Designing A Multimeter (PW-June-1965), by K. Berry, presented by Peter Vis

[Andreas Thaler]

Multimeters are essential measuring instruments whenever an SLR has a power supply on board.

Anyway not everyone knows exactly how a multimeter works.

This article shows the basics of designing and building a simple multimeter. It is one of those wonderful beginner and hobbyist projects, which allows one to make their own simple measuring instrument.

Designing A Multimeter PW-June-1965

This article illustrates the basics of designing and building a simple multimeter.

www.petervis.com

---

Please note that this article is intended for informational purposes only. Unless you have a solid understanding of electronics, I advise against using a homemade multimeter to measure high voltages, as such a device is not certified for safety.

Therefore please keep this safety warning in mind:

+++

A word of caution

Dangerous high voltages can be present when handling electronics, especially in conjunction with electronic flash units and mains. Therefore, familiarize yourself with the safety regulations beforehand and ensure your safety.

All information provided without guarantee and use at your own risk.

 

[lumoStoria]

Ah, those were the times (before I was born) were it was OK to tell a beginner to built himself a voltmeter for up to 1000V .

Multimeters are essential measuring instruments whenever an SLR has a power supply on board.

Anyway not everyone knows exactly how a multimeter works.

To be precise, the article shows how a passive, analog multimeter works. I would suggest to not use this "ancient design" multimeters in SLR repair, maybe except for measuring the voltage of the battery. The problem is the "passive" nature of these multimeters, that is, the signal is measured directly without any amplification. This results in a low input impedance. For example, in the Design 2 multimeter described in the article the input impedance is 1kOhm/Volt. If you use its 10V range (should be sufficient for all voltages in an SLR except for flashes) the input impedance is 10kOhm. That means, whenever you measure a voltage, you put a 10kOhm resistor in parallel to the circuit. Especially in low-current circuits like in SLRs this will influence the measurement considerably, the voltage will drop and you will measure a value that is too low. This can result in the false assumption that something is wrong with the circuit. You could consider this as a macroscopic form of Heisenberg's Observer Effect.
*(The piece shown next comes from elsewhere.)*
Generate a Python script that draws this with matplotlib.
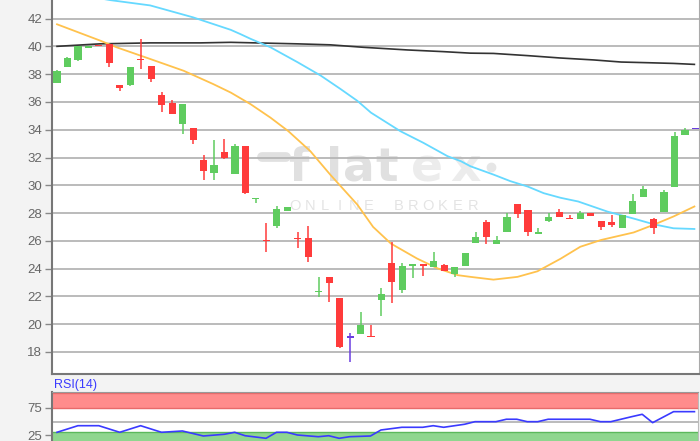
import matplotlib.pyplot as plt

plt.rcParams['font.family'] = ['Liberation Sans', 'DejaVu Sans']

# daily candles, index 0..61
opens = [37.4, 38.5, 39.0, 39.9, 40.1, 40.2, 37.2, 37.2, 39.1, 38.6,
         36.5, 35.96, 34.44, 34.15, 31.85, 30.9, 32.4, 30.8, 32.8, 29.0,
         26.05, 27.06, 28.17, 26.2, 26.17, 22.3, 23.36, 21.85, 19.05, 19.27,
         19.1, 21.72, 24.37, 22.45, 24.2, 24.25, 24.08, 24.25, 23.6, 24.18,
         25.81, 27.38, 25.76, 26.6, 28.65, 28.22, 26.46, 27.45, 28.05, 27.58,
         27.54, 27.98, 27.45, 27.38, 26.89, 27.9, 29.13, 27.54, 28.05, 29.9,
         33.63, 34.03]
highs = [38.3, 39.22, 40.02, 40.05, 40.12, 40.2, 37.22, 38.55, 40.55, 38.6,
         36.7, 36.13, 35.84, 34.15, 32.2, 33.23, 33.3, 33.0, 32.8, 29.05,
         27.3, 28.5, 28.45, 26.6, 27.09, 23.36, 23.36, 21.85, 19.32, 20.84,
         19.92, 22.62, 25.93, 24.37, 24.25, 24.25, 25.16, 24.3, 24.08, 25.14,
         26.65, 27.5, 26.34, 28.02, 28.65, 28.22, 26.89, 27.98, 28.26, 27.86,
         28.15, 27.98, 27.45, 27.86, 27.86, 29.37, 29.95, 27.62, 29.66, 33.83,
         34.12, 34.03]
lows = [37.4, 38.5, 38.98, 39.9, 40.0, 38.5, 36.8, 37.17, 38.38, 37.46,
        35.3, 35.1, 33.67, 32.94, 30.4, 30.4, 31.86, 30.8, 29.36, 28.75,
        25.2, 26.94, 28.15, 25.45, 24.44, 21.92, 21.56, 18.3, 17.23, 19.27,
        19.05, 20.57, 21.53, 22.25, 23.3, 23.48, 24.08, 23.84, 23.41, 24.18,
        25.81, 25.76, 25.76, 26.6, 27.62, 26.34, 26.46, 27.33, 27.74, 27.55,
        27.54, 27.81, 26.77, 26.97, 26.89, 27.9, 29.13, 26.49, 28.05, 29.9,
        33.63, 34.03]
closes = [38.25, 39.2, 40.0, 40.02, 40.0, 38.8, 37.0, 38.55, 39.0, 37.65,
          35.77, 35.1, 35.84, 33.23, 31.0, 31.45, 32.0, 32.85, 29.45, 29.05,
          25.95, 28.29, 28.4, 26.1, 24.8, 22.35, 22.93, 18.36, 19.0, 19.92,
          19.05, 22.2, 23.05, 24.18, 24.25, 24.2, 24.56, 23.84, 24.08, 25.14,
          26.25, 26.25, 26.05, 27.74, 27.9, 26.65, 26.65, 27.74, 27.74, 27.55,
          28.02, 27.81, 27.01, 27.13, 27.86, 28.89, 29.71, 26.89, 29.49, 33.56,
          34.0, 34.03]
purple_idx = [28, 61]

# moving averages (index position, value)
ma_short_x = [0, 4.1, 5.7, 8.9, 12.1, 14.9, 16.6, 18.5, 20.4, 22.1, 24.2, 26.1,
              28.7, 30.2, 31.9, 34.4, 36.4, 38.3, 39.5, 41.7, 44.0, 45.9, 48.1,
              50.0, 52.0, 55.1, 57.0, 58.9, 60.9]
ma_short = [41.6, 40.43, 39.94, 39.1, 38.25, 37.3, 36.68, 35.84, 34.87, 33.9,
            32.46, 30.77, 28.6, 27.0, 25.8, 24.72, 24.0, 23.52, 23.4, 23.2,
            23.4, 23.8, 24.7, 25.57, 26.06, 26.6, 27.15, 27.75, 28.47]
ma_mid_x = [0, 5.1, 8.9, 13.0, 16.6, 17.5, 18.5, 20.4, 23.0, 25.2, 27.1, 28.7,
            30.0, 32.8, 35.0, 37.3, 38.6, 39.5, 41.7, 43.3, 45.0, 46.5, 48.1,
            49.8, 52.6, 55.1, 57.0, 58.9, 60.9]
ma_mid = [44.0, 43.34, 42.96, 42.1, 41.2, 40.9, 40.55, 39.94, 38.86, 37.9,
          36.93, 36.08, 35.23, 33.9, 33.06, 32.1, 31.73, 31.37, 30.77, 30.3,
          29.9, 29.43, 29.1, 28.83, 28.1, 27.6, 27.19, 26.9, 26.85]
ma_long_x = [0, 4.1, 8.9, 13.7, 16.6, 23.0, 26.1, 29.3, 33.5, 36.9, 39.5, 41.7,
             45.0, 48.1, 51.3, 53.9, 56.5, 58.9, 60.9]
ma_long = [40.01, 40.19, 40.26, 40.26, 40.3, 40.19, 40.12, 39.94, 39.75, 39.63,
           39.52, 39.5, 39.34, 39.17, 39.03, 38.88, 38.83, 38.78, 38.71]

# RSI(14)
rsi_x = [0, 2, 4, 6, 8, 10, 12, 14, 16, 17, 18, 20, 21, 22, 23, 25, 26, 27, 28,
         30, 31, 33, 35, 36, 37, 39, 40, 42, 43, 44, 45, 46, 47, 51, 52, 53,
         55, 56, 57, 59, 61]
rsi = [30.8, 42.8, 42.8, 30.8, 42.8, 30.8, 33.2, 24.1, 27.2, 30.8, 24.6, 19.9,
       30.8, 30.8, 25.9, 22.8, 24.6, 19.9, 22.8, 24.1, 35.0, 39.9, 39.9, 42.8,
       39.9, 45.4, 50.1, 50.1, 54.5, 54.5, 50.1, 50.1, 54.5, 54.5, 50.1, 50.1,
       59.2, 63.5, 48.3, 68.3, 68.3]

price_ticks = list(range(18, 43, 2))
rsi_ticks = [25, 75]

W, H = 700, 441
fig = plt.figure(figsize=(7, 4.41), dpi=100, facecolor='#f3f3f3')
ax = fig.add_axes([52 / W, 67 / H, 647 / W, 374 / H])
ax.set_facecolor('white')

x0, x1 = -0.48, 61.34
ax.set_xlim(x0, x1)
ax.set_ylim(16.4, 43.35)
ax.set_yticks(price_ticks)
ax.set_xticks([])
ax.set_axisbelow(True)
ax.yaxis.grid(True, color='#b5b5b5', lw=1.3)
ax.tick_params(axis='y', length=5, width=1, color='#888888',
               labelcolor='#666666', labelsize=9.5, pad=2)
for s in ['left', 'bottom']:
    ax.spines[s].set_color('#777777')
    ax.spines[s].set_linewidth(1.5)
ax.spines['right'].set_color('#aaaaaa')
ax.spines['top'].set_visible(False)

# watermark
wm_letters = ['f', 'l', 'a', 't', 'e', 'x']
wm_pos = [298, 334, 359, 387, 427, 466]
for ch, px in zip(wm_letters, wm_pos):
    col = '#e0e0e0' if ch in 'flat' else '#ececec'
    ax.text(px / W, 1 - 181 / H, ch, transform=fig.transFigure, ha='center',
            va='baseline', fontsize=34, fontweight='bold', color=col,
            family='DejaVu Sans', zorder=0.2)
ax.plot([262 / W, 286 / W], [1 - 157 / H] * 2, transform=fig.transFigure,
        color='#e0e0e0', lw=7, solid_capstyle='round', zorder=0.2)
ax.plot([491 / W], [1 - 167 / H], 'o', transform=fig.transFigure,
        color='#e6e6e6', ms=6, zorder=0.2)
sub = 'ONLINE BROKER'
for i, ch in enumerate(sub):
    ax.text((295 + i * 14.8) / W, 1 - 206 / H, ch, transform=fig.transFigure,
            ha='center', va='center', fontsize=10.5, color='#e4e4e4',
            zorder=0.2)

# moving averages
ax.plot(ma_long_x, ma_long, color='#333333', lw=1.2, zorder=2)
ax.plot(ma_mid_x, ma_mid, color='#66d9ff', lw=1.3, zorder=2)
ax.plot(ma_short_x, ma_short, color='#ffc24d', lw=1.3, zorder=2)

# candles
bw = 0.68
for i in range(len(opens)):
    o, h, l, c = opens[i], highs[i], lows[i], closes[i]
    if i in purple_idx:
        col = '#6a3de0'
    elif c >= o:
        col = '#5fcc5f'
    else:
        col = '#ff3b3b'
    ax.vlines(i, l, h, color=col, lw=1.1, zorder=3)
    lo = min(o, c)
    hgt = max(abs(c - o), 0.11)
    ax.bar(i, hgt, bottom=lo, width=bw, color=col, lw=0, zorder=3)

# RSI panel
ax2 = fig.add_axes([52 / W, 0, 646 / W, 49 / H])
ax2.set_facecolor('white')
ax2.set_xlim(x0, x1)
ax2.set_ylim(15, 104)
ax2.axhspan(74.5, 104, color='#ff8c8c', lw=0, zorder=0)
ax2.axhline(74.5, color='#e86a6a', lw=1, zorder=0.5)
ax2.axhline(102.5, color='#e86a6a', lw=1, zorder=0.5)
ax2.axhspan(15, 31.5, color='#8fd68f', lw=0, zorder=0)
ax2.axhline(31.5, color='#5cb85c', lw=1, zorder=0.5)
ax2.axhline(50, color='#b5b5b5', lw=1.3, zorder=0.5)
ax2.plot(rsi_x, rsi, color='#3a3aff', lw=1.2, zorder=2)
ax2.set_yticks(rsi_ticks)
ax2.set_xticks([])
ax2.tick_params(axis='y', length=5, width=1, color='#888888',
                labelcolor='#666666', labelsize=9.5, pad=2)
ax2.spines['left'].set_color('#777777')
ax2.spines['left'].set_linewidth(1.5)
ax2.spines['top'].set_color('#999999')
ax2.spines['right'].set_color('#bbbbbb')
ax2.spines['bottom'].set_visible(False)

fig.text(54 / W, 1 - 385 / H, 'RSI(14)', color='#3a3aff', fontsize=9,
         ha='left', va='center')

fig.savefig('out.png', dpi=100, facecolor=fig.get_facecolor())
Therefore, you should use an active multimeter for SLR repair that has at least 1MOhm (better: 10MOhm) of input impedance. The extra load put on the circuit by these multimeters is so small that it becomes irrelevant for practical use. Whether you use an analog or digital multimeter is up to your taste. Sometimes, analog multimeters are better in showing fast-changing voltages, often, digital multimeters are more convenient. I use both:

• A vintage active, analog multimeter I refurbished (Philips PM2505) with input impedance of 10MOhm.
• A modern digital multimeter (Brymen BM257s) with input impedance of 10MOhm.

Both can be used to measure up to 1000V DC without the danger of dying .

 

[Andreas Thaler]

As I said, this is just about how a multimeter works in principle, not about building one from scratch.

What you see here is analog technology that is now outdated. But the basic principles remain the same, and this is the easiest way to demonstrate them.

For actual work, I would only use a modern digital multimeter.

 

[koraks]

this is just about how a multimeter works in principle

Only this particular type, which is no longer being made or used. More modern solutions of course also involve Ohm's law at some point.

to built himself a voltmeter for up to 1000V

Then again, back in those days, you needed that voltage range!

 

[Andreas Thaler]

Only this particular type, which is no longer being made or used. More modern solutions of course also involve Ohm's law at some point.

When it comes to demonstrating, in general terms, how to convert electrical quantities such as voltage, current, and resistance into a readable display, this description at this component level is clear. However, this requires knowledge of analog electronics.

Due to its complexity, a modern digital multimeter can now only be represented at the block-level. But it can only function based on the fundamentals of analog electronics, which, after all, do not change. Digital electronics, too, is built upon these analog fundamentals.

Which approach works best for you depends on your level of knowledge. The good thing is that you can scale down your analysis of circuits. Otherwise, I’d have to try to understand in detail the interconnections of a huge number of transistors in a microprocessor. A ticket to madness

 

[Andreas Thaler]

[1,000 volts]

Then again, back in those days, you needed that voltage range!

Probably for measuring cathode-ray tubes in monitors, but these days I’d have to go to a substation with a multimeter to measure such voltages as AC

1,000 volts DC—where can I find that nowadays? 230 VAC is the standard household voltage in the EU.